Insights from LSE alumnus Rafie Faruq (Class of 2014) who has gone on to co-found the charitable fundraising platform GivTree:
Startups grow in phases. Sometimes this is defined by investment rounds or revenue brackets and one such phase is approaching international markets.
Having successfully completed our first campaign in the UK, GivTree is now expanding across borders for the next phase. GivTree is a charitable fundraising platform that uses a chain reaction of donations to harness the power of collective action. Here are some tips we have learned along the way:
When taking your startup abroad, what’s easier than joining forces with one that is already there? For example, by fundraising for a charity called Peace Brigades International, we’ve been able to help human rights defenders in Colombia, Honduras and Mexico. Different businesses have different comparative advantages, so use the experience of existing organisations. Most people are happy to give advice.
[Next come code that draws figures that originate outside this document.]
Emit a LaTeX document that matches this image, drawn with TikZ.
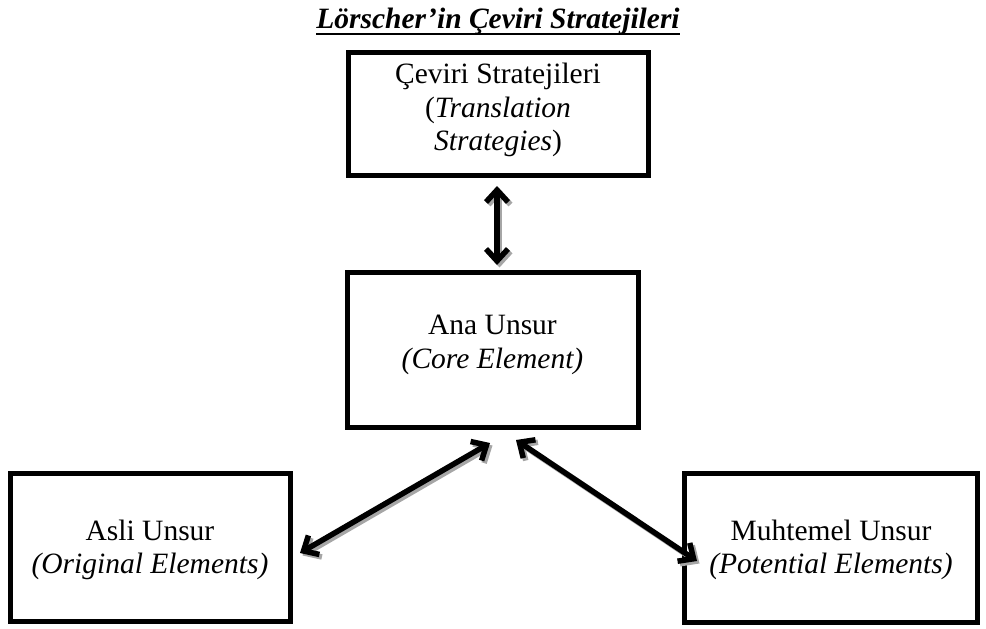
\documentclass[tikz,border=0pt]{standalone}
\usepackage{fontspec}
\setmainfont{Liberation Serif}
\usetikzlibrary{arrows.meta,calc}
\begin{document}
\begin{tikzpicture}[x=1pt,y=-1pt,
  box/.style={draw=black,line width=5pt,inner sep=0pt},
  boxtext/.style={align=center,inner sep=0pt,font=\fontsize{29.5}{33.5}\selectfont},
  barbtip/.tip={Straight Barb[length=12pt,width=22pt,line join=miter]},
  link/.style={line width=5.5pt,barbtip-barbtip},
  linkshade/.style={link,draw=black!35}]
  \useasboundingbox (0,0) rectangle (986,629);

  % title with a heavy underline
  \node[anchor=base,inner sep=0pt] (title) at (498,28)
    {\fontsize{29.5}{33}\selectfont\bfseries\itshape Lörscher’in Çeviri Stratejileri};
  \draw[line width=2.6pt] ($(title.base west)+(0,6)$) -- ($(title.base east)+(0,6)$);

  % boxes
  \node[box,minimum width=300pt,minimum height=123pt] (strat) at (498,114) {};
  \node[box,minimum width=291pt,minimum height=155pt] (core) at (492.5,350) {};
  \node[box,minimum width=280pt,minimum height=148pt] (orig) at (150,547) {};
  \node[box,minimum width=293pt,minimum height=149pt] (pot) at (831,548) {};

  % box labels
  \node[boxtext] (strat-t) at ($(strat)+(0,-4)$)
    {Çeviri Stratejileri\\(\textit{Translation}\\\textit{Strategies})};
  \node[boxtext] (core-t) at ($(core)+(0,-5)$)
    {Ana Unsur\\\textit{(Core Element)}};
  \node[boxtext] (orig-t) at ($(orig)+(0,3)$)
    {Asli Unsur\\\textit{(Original Elements)}};
  \node[boxtext] (pot-t) at ($(pot)+(0,2)$)
    {Muhtemel Unsur\\\textit{(Potential Elements)}};

  % arrow end points
  \coordinate (a1) at ($(strat.south)+(-1,8)$);
  \coordinate (a2) at ($(core.north)+(4.5,-5)$);
  \coordinate (b1) at (490,443);
  \coordinate (b2) at (300,553);
  \coordinate (c1) at (516,440);
  \coordinate (c2) at (697,561);

  % shadows
  \draw[linkshade] ($(a1)+(2.5,2.5)$) -- ($(a2)+(2.5,2.5)$);
  \draw[linkshade] ($(b1)+(2.5,2.5)$) -- ($(b2)+(2.5,2.5)$);
  \draw[linkshade] ($(c1)+(2.5,2.5)$) -- ($(c2)+(2.5,2.5)$);
  % connectors
  \draw[link] (a1) -- (a2);
  \draw[link] (b1) -- (b2);
  \draw[link] (c1) -- (c2);
\end{tikzpicture}
\end{document}
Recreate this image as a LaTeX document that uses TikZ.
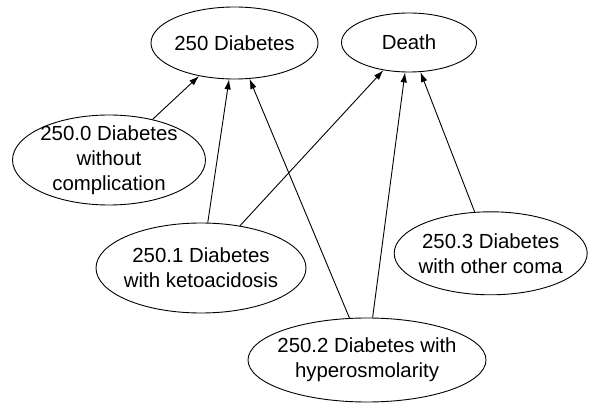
\documentclass[tikz,border=0pt]{standalone}
\usepackage{fontspec}
\setmainfont{Liberation Sans}
\usetikzlibrary{shapes.geometric,arrows.meta}
\begin{document}
\begin{tikzpicture}[x=1pt,y=-1pt,
  oval/.style={ellipse,draw=black,line width=0.9pt,inner sep=0pt},
  lbl/.style={align=center,inner sep=0pt,font=\fontsize{20.4}{25}\selectfont},
  edge/.style={draw=black,line width=0.9pt,-{Latex[length=10pt,width=6.5pt]}}]
\useasboundingbox (0,0) rectangle (589,403);
\node[oval,minimum width=167pt,minimum height=72pt] (d250) at (234.5,43) {};
\node[lbl] (d250t) at (d250) {250 Diabetes};
\node[oval,minimum width=135pt,minimum height=59pt] (death) at (409,42.5) {};
\node[lbl] (deatht) at (death) {Death};
\node[oval,minimum width=193pt,minimum height=90pt] (d0) at (109,160) {};
\node[lbl] (d0t) at (d0) {250.0 Diabetes\\without\\complication};
\node[oval,minimum width=210pt,minimum height=90pt] (d1) at (201,268) {};
\node[lbl] (d1t) at (d1) {250.1 Diabetes\\with ketoacidosis};
\node[oval,minimum width=238pt,minimum height=84pt] (d2) at (367,360) {};
\node[lbl] (d2t) at (d2) {250.2 Diabetes with\\hyperosmolarity};
\node[oval,minimum width=193pt,minimum height=83pt] (d3) at (490.7,253.3) {};
\node[lbl] (d3t) at (d3) {250.3 Diabetes\\with other coma};
\path[edge] (d0) -- (d250);
\path[edge] (d1) -- (d250);
\path[edge] (d1) -- (death);
\path[edge] (d2) -- (d250);
\path[edge] (d2) -- (death);
\path[edge] (d3) -- (death);
\end{tikzpicture}
\end{document}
It’s always useful to have employees from other countries with foreign languages. Moreover, if you can get some experience abroad, it will greatly improve your value as an employee. International markets vary greatly. In the third sector for example, charitable activity thrives in countries like the US, New Zealand and Sri Lanka according to the World Giving Index, but other countries have comparatively little activity. So choose your employees accordingly, and as a potential employee, decide which markets to gain experience in.
Understand the legal landscape
Budget some time to adjust your business to the various legal jurisdictions abroad. Then multiply it by three. Startups (particularly in the UK) might take for granted the relatively smooth legal structures that allow us to bootstrap small businesses however this is not the case everywhere. We noticed that the frameworks around handling payments abroad, whether that is digitally, via mobile or directly through banks, vary greatly. But traversing these legal challenges successfully will make your startup harder to replicate and more valuable.
Expanding your business abroad usually comes after settling in the domestic market. If you’ve gotten far enough to prove your model in one place, you’ll be in a great position to challenge other regions.